Sim, é urgente! É uma necessidade depois do desastre da austeridade. Mesmo no que diz respeito ao Orçamento plurianual 2014-2020, se o Conselho não mudar a sua posição, eu vou pedir ao Parlamento para rejeitar a proposta do Conselho. Pedimos para aumentar o orçamento, porque neste momento o montante proposto não é nada para manter a sustentabilidade da Europa. Se o Conselho insistir nesta proposta, o Parlamento terá de ter a coragem para rejeitar. Esta pode ser a primeira vez na História que isto vai acontecer e a mim parece-me a altura certa para o fazer. Nós é que somos os representantes dos cidadão e temos de ter o mesmo peso que o Conselho.

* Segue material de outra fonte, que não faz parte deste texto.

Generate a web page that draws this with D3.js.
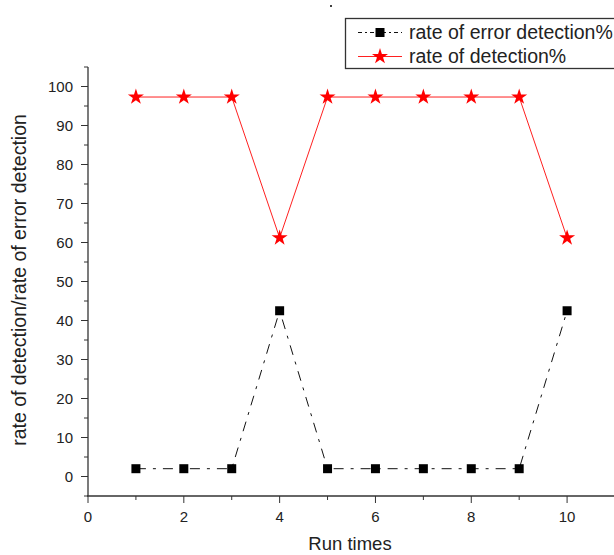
<!DOCTYPE html>
<html><head><meta charset="utf-8">
<script src="https://cdn.jsdelivr.net/npm/d3@7"></script>
<style>body{margin:0;background:#fff}svg{display:block;font-family:"Liberation Sans",Arial,sans-serif}</style>
</head><body>
<script>
const runs = [1,2,3,4,5,6,7,8,9,10];
const detection = [97.3,97.3,97.3,61.2,97.3,97.3,97.3,97.3,97.3,61.2];
const errorDetection = [2,2,2,42.5,2,2,2,2,2,42.5];
const xTicks = [0,2,4,6,8,10];
const yTicks = [0,10,20,30,40,50,60,70,80,90,100];
const seriesNames = ["rate of error detection%","rate of detection%"];

const W=614,H=555;
const svg=d3.select("body").append("svg").attr("width",W).attr("height",H);
const x=d3.scaleLinear().domain([0,11]).range([88,615]);
const y=d3.scaleLinear().domain([-5,105]).range([496,67]);
const axisColor="#333";

// y axis
const gy=svg.append("g").attr("transform","translate(88,0)");
gy.append("line").attr("x1",0).attr("x2",0).attr("y1",y(105)).attr("y2",y(-5)).attr("stroke",axisColor).attr("stroke-width",1.3);
const yMinor=d3.range(-5,106,5).filter(v=>v%10!==0);
gy.selectAll(".ymi").data(yMinor).join("line").attr("x1",-4).attr("x2",0).attr("y1",d=>y(d)).attr("y2",d=>y(d)).attr("stroke",axisColor);
gy.selectAll(".yma").data(yTicks).join("line").attr("x1",-7).attr("x2",0).attr("y1",d=>y(d)).attr("y2",d=>y(d)).attr("stroke",axisColor);
gy.selectAll(".ylab").data(yTicks).join("text").attr("x",-15).attr("y",d=>y(d)+5.5).attr("text-anchor","end")
  .attr("font-size",15).attr("fill","#222").text(d=>d);

// x axis
const xAxisY=y(-5);
const gx=svg.append("g");
gx.append("line").attr("x1",87).attr("x2",W).attr("y1",xAxisY).attr("y2",xAxisY).attr("stroke",axisColor).attr("stroke-width",1.3);
const xMinor=[1,3,5,7,9,11];
gx.selectAll(".xmi").data(xMinor).join("line").attr("x1",d=>x(d)).attr("x2",d=>x(d)).attr("y1",xAxisY).attr("y2",xAxisY+4).attr("stroke",axisColor);
gx.selectAll(".xma").data(xTicks).join("line").attr("x1",d=>x(d)).attr("x2",d=>x(d)).attr("y1",xAxisY).attr("y2",xAxisY+7).attr("stroke",axisColor);
gx.selectAll(".xlab").data(xTicks).join("text").attr("x",d=>x(d)).attr("y",xAxisY+26).attr("text-anchor","middle")
  .attr("font-size",15).attr("fill","#222").text(d=>d);

// axis titles
svg.append("text").attr("x",350).attr("y",550).attr("text-anchor","middle").attr("font-size",18.5).attr("fill","#222").text("Run times");
svg.append("text").attr("transform","translate(26,280) rotate(-90)").attr("text-anchor","middle").attr("font-size",19.5).attr("fill","#222")
  .text("rate of detection/rate of error detection");

// lines
const line=d3.line().x(d=>x(d[0])).y(d=>y(d[1]));
const errData=runs.map((r,i)=>[r,errorDetection[i]]);
const detData=runs.map((r,i)=>[r,detection[i]]);
svg.append("path").attr("d",line(errData)).attr("fill","none").attr("stroke","#111").attr("stroke-width",1).attr("stroke-dasharray","10,7,3,7");
svg.append("path").attr("d",line(detData)).attr("fill","none").attr("stroke","#ff2020").attr("stroke-width",1);

const star=d3.symbol().type(d3.symbolStar).size(80);
const sq=d3.symbol().type(d3.symbolSquare).size(81);
svg.selectAll(".sq").data(errData).join("path").attr("d",sq).attr("transform",d=>`translate(${x(d[0])},${y(d[1])})`).attr("fill","#000");
svg.selectAll(".st").data(detData).join("path").attr("d",star).attr("transform",d=>`translate(${x(d[0])},${y(d[1])})`).attr("fill","#ff0000");

// legend
svg.append("rect").attr("x",345.5).attr("y",18.5).attr("width",280).attr("height",50).attr("fill","#fff").attr("stroke","#333").attr("stroke-width",1.3);
const legY=[32.5,56.5];
svg.append("line").attr("x1",358).attr("x2",402).attr("y1",legY[0]).attr("y2",legY[0]).attr("stroke","#111").attr("stroke-dasharray","4,3,2,3");
svg.append("path").attr("d",sq).attr("transform",`translate(380,${legY[0]})`).attr("fill","#000");
svg.append("line").attr("x1",358).attr("x2",402).attr("y1",legY[1]).attr("y2",legY[1]).attr("stroke","#ff2020");
svg.append("path").attr("d",star).attr("transform",`translate(380,${legY[1]})`).attr("fill","#ff0000");
svg.selectAll(".lt").data(seriesNames).join("text").attr("x",409).attr("y",(d,i)=>[39,63][i]).attr("font-size",19.5).attr("fill","#222").text(d=>d);

// stray dot
svg.append("circle").attr("cx",331).attr("cy",6).attr("r",1).attr("fill","#000");
</script>
</body></html>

Nas negociações sobre o orçamento plurianual tem faltado solidariedade entre os países europeus?

Agora? A falta de solidariedade tem sido recorrente na Europa. Houve uma grande divisão entre os países do Sul e os países do Norte, mas desta maneira destruímos a Europa. Eu gostaria de perceber as razões que levaram os países do Norte a adoptar desde logo este tipo de divisões, mas peço agora aos cidadãos desses países que também percebam as nossas. Cabe-nos a todos construir uma Europa baseada num novo modelo de solidariedade e cooperação. Este será o desafio para todos.

Mas como e que isso de faz? Mais poderes para o Parlamento Europeu?

Eu considero que a campanha das eleições europeias em 2014 vai ser uma óptima ocasião para politizar este debate. As grandes famílias políticas têm de apresentar um candidato à presidência da Comissão Europeia e assim podemos pedir aos cidadãos que votem não só na lista de candidatos do seu país, mas também para o candidato de um governo europeu. E aí deveremos convocar uma nova revisão dos Tratados ou mesmo um novo Tratado para reforçar a Europa política.